# Collected data:
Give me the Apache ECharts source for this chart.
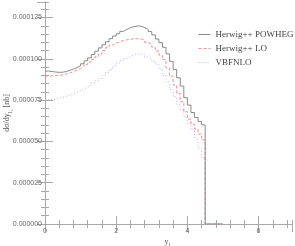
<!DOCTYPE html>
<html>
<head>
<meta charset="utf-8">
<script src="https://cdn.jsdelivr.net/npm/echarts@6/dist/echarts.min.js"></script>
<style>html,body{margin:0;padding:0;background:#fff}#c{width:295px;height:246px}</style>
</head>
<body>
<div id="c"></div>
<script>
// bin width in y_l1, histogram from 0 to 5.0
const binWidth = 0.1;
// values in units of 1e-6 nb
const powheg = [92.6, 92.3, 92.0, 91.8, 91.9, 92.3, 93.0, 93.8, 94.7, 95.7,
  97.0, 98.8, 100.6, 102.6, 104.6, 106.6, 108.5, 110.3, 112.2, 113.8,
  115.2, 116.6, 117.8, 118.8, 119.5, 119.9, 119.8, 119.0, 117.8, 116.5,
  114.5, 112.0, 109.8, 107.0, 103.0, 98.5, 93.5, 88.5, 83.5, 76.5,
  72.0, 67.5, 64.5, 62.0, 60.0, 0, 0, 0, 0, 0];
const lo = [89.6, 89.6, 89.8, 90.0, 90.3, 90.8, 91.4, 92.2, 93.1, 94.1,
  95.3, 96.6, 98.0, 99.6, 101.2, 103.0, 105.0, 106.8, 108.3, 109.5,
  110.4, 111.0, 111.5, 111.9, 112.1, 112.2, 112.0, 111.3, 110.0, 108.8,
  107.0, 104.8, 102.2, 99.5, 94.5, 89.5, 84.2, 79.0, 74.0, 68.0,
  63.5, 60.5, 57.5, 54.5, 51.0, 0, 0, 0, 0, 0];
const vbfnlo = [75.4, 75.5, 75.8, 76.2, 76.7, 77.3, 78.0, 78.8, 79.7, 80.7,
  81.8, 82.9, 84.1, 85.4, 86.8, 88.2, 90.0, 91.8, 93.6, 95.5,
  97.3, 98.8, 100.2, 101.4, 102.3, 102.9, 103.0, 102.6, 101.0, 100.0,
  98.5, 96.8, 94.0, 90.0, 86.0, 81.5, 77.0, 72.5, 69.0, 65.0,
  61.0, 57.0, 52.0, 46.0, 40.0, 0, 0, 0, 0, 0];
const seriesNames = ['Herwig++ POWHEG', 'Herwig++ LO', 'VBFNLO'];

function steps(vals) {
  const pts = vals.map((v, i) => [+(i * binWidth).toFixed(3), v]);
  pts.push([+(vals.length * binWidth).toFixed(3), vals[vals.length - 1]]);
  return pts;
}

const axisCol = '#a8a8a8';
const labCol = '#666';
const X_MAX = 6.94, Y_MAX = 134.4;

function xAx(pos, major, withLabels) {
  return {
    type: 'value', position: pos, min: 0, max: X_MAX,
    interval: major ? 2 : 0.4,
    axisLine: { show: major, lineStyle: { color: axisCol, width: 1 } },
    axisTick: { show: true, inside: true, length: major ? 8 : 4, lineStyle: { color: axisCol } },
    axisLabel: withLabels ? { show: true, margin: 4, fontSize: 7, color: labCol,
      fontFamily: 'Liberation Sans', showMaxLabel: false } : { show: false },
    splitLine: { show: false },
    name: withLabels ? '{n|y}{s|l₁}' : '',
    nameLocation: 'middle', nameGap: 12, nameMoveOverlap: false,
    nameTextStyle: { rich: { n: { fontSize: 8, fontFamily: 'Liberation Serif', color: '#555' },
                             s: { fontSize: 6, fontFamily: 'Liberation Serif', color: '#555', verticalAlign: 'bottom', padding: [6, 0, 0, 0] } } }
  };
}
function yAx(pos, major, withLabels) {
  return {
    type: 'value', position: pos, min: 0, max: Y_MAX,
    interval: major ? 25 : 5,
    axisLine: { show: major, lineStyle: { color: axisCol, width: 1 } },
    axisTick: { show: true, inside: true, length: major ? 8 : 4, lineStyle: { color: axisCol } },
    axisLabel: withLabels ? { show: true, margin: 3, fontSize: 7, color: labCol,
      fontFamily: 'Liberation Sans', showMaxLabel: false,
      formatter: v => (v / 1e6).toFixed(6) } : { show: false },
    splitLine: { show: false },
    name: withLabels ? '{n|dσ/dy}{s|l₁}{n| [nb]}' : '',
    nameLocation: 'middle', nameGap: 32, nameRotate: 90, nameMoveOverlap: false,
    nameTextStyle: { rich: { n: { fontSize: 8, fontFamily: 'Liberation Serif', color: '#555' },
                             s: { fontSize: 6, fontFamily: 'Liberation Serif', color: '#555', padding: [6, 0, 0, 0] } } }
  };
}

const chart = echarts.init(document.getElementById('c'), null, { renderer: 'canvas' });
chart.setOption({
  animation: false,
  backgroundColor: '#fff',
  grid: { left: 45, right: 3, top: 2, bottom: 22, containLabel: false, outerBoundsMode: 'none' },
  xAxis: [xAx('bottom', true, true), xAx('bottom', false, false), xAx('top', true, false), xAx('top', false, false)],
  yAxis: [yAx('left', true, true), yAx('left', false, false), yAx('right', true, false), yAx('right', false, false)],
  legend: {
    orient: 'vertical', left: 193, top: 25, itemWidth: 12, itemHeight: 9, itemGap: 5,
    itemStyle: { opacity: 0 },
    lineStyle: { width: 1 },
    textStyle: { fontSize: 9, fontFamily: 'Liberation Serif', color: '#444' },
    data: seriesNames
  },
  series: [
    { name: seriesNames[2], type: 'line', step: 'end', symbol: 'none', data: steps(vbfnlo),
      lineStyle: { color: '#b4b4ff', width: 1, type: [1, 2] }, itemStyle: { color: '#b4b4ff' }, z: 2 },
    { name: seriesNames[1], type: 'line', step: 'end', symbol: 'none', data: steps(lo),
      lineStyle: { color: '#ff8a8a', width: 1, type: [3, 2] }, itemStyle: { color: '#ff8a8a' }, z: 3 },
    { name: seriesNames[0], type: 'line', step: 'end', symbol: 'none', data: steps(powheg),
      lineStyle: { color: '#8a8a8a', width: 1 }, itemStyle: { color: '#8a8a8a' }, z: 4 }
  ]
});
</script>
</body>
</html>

# Set exercise:
Leave the pictures out, and print every line of the listing exactly as written.

# Solution to this task:
Give me the Apache ECharts source for this chart.
<!DOCTYPE html>
<html>
<head>
<meta charset="utf-8">
<script src="https://cdn.jsdelivr.net/npm/echarts@6/dist/echarts.min.js"></script>
<style>html,body{margin:0;padding:0;background:#fff}#c{width:295px;height:246px}</style>
</head>
<body>
<div id="c"></div>
<script>
// bin width in y_l1, histogram from 0 to 5.0
const binWidth = 0.1;
// values in units of 1e-6 nb
const powheg = [92.6, 92.3, 92.0, 91.8, 91.9, 92.3, 93.0, 93.8, 94.7, 95.7,
  97.0, 98.8, 100.6, 102.6, 104.6, 106.6, 108.5, 110.3, 112.2, 113.8,
  115.2, 116.6, 117.8, 118.8, 119.5, 119.9, 119.8, 119.0, 117.8, 116.5,
  114.5, 112.0, 109.8, 107.0, 103.0, 98.5, 93.5, 88.5, 83.5, 76.5,
  72.0, 67.5, 64.5, 62.0, 60.0, 0, 0, 0, 0, 0];
const lo = [89.6, 89.6, 89.8, 90.0, 90.3, 90.8, 91.4, 92.2, 93.1, 94.1,
  95.3, 96.6, 98.0, 99.6, 101.2, 103.0, 105.0, 106.8, 108.3, 109.5,
  110.4, 111.0, 111.5, 111.9, 112.1, 112.2, 112.0, 111.3, 110.0, 108.8,
  107.0, 104.8, 102.2, 99.5, 94.5, 89.5, 84.2, 79.0, 74.0, 68.0,
  63.5, 60.5, 57.5, 54.5, 51.0, 0, 0, 0, 0, 0];
const vbfnlo = [75.4, 75.5, 75.8, 76.2, 76.7, 77.3, 78.0, 78.8, 79.7, 80.7,
  81.8, 82.9, 84.1, 85.4, 86.8, 88.2, 90.0, 91.8, 93.6, 95.5,
  97.3, 98.8, 100.2, 101.4, 102.3, 102.9, 103.0, 102.6, 101.0, 100.0,
  98.5, 96.8, 94.0, 90.0, 86.0, 81.5, 77.0, 72.5, 69.0, 65.0,
  61.0, 57.0, 52.0, 46.0, 40.0, 0, 0, 0, 0, 0];
const seriesNames = ['Herwig++ POWHEG', 'Herwig++ LO', 'VBFNLO'];

function steps(vals) {
  const pts = vals.map((v, i) => [+(i * binWidth).toFixed(3), v]);
  pts.push([+(vals.length * binWidth).toFixed(3), vals[vals.length - 1]]);
  return pts;
}

const axisCol = '#a8a8a8';
const labCol = '#666';
const X_MAX = 6.94, Y_MAX = 134.4;

function xAx(pos, major, withLabels) {
  return {
    type: 'value', position: pos, min: 0, max: X_MAX,
    interval: major ? 2 : 0.4,
    axisLine: { show: major, lineStyle: { color: axisCol, width: 1 } },
    axisTick: { show: true, inside: true, length: major ? 8 : 4, lineStyle: { color: axisCol } },
    axisLabel: withLabels ? { show: true, margin: 4, fontSize: 7, color: labCol,
      fontFamily: 'Liberation Sans', showMaxLabel: false } : { show: false },
    splitLine: { show: false },
    name: withLabels ? '{n|y}{s|l₁}' : '',
    nameLocation: 'middle', nameGap: 12, nameMoveOverlap: false,
    nameTextStyle: { rich: { n: { fontSize: 8, fontFamily: 'Liberation Serif', color: '#555' },
                             s: { fontSize: 6, fontFamily: 'Liberation Serif', color: '#555', verticalAlign: 'bottom', padding: [6, 0, 0, 0] } } }
  };
}
function yAx(pos, major, withLabels) {
  return {
    type: 'value', position: pos, min: 0, max: Y_MAX,
    interval: major ? 25 : 5,
    axisLine: { show: major, lineStyle: { color: axisCol, width: 1 } },
    axisTick: { show: true, inside: true, length: major ? 8 : 4, lineStyle: { color: axisCol } },
    axisLabel: withLabels ? { show: true, margin: 3, fontSize: 7, color: labCol,
      fontFamily: 'Liberation Sans', showMaxLabel: false,
      formatter: v => (v / 1e6).toFixed(6) } : { show: false },
    splitLine: { show: false },
    name: withLabels ? '{n|dσ/dy}{s|l₁}{n| [nb]}' : '',
    nameLocation: 'middle', nameGap: 32, nameRotate: 90, nameMoveOverlap: false,
    nameTextStyle: { rich: { n: { fontSize: 8, fontFamily: 'Liberation Serif', color: '#555' },
                             s: { fontSize: 6, fontFamily: 'Liberation Serif', color: '#555', padding: [6, 0, 0, 0] } } }
  };
}

const chart = echarts.init(document.getElementById('c'), null, { renderer: 'canvas' });
chart.setOption({
  animation: false,
  backgroundColor: '#fff',
  grid: { left: 45, right: 3, top: 2, bottom: 22, containLabel: false, outerBoundsMode: 'none' },
  xAxis: [xAx('bottom', true, true), xAx('bottom', false, false), xAx('top', true, false), xAx('top', false, false)],
  yAxis: [yAx('left', true, true), yAx('left', false, false), yAx('right', true, false), yAx('right', false, false)],
  legend: {
    orient: 'vertical', left: 193, top: 25, itemWidth: 12, itemHeight: 9, itemGap: 5,
    itemStyle: { opacity: 0 },
    lineStyle: { width: 1 },
    textStyle: { fontSize: 9, fontFamily: 'Liberation Serif', color: '#444' },
    data: seriesNames
  },
  series: [
    { name: seriesNames[2], type: 'line', step: 'end', symbol: 'none', data: steps(vbfnlo),
      lineStyle: { color: '#b4b4ff', width: 1, type: [1, 2] }, itemStyle: { color: '#b4b4ff' }, z: 2 },
    { name: seriesNames[1], type: 'line', step: 'end', symbol: 'none', data: steps(lo),
      lineStyle: { color: '#ff8a8a', width: 1, type: [3, 2] }, itemStyle: { color: '#ff8a8a' }, z: 3 },
    { name: seriesNames[0], type: 'line', step: 'end', symbol: 'none', data: steps(powheg),
      lineStyle: { color: '#8a8a8a', width: 1 }, itemStyle: { color: '#8a8a8a' }, z: 4 }
  ]
});
</script>
</body>
</html>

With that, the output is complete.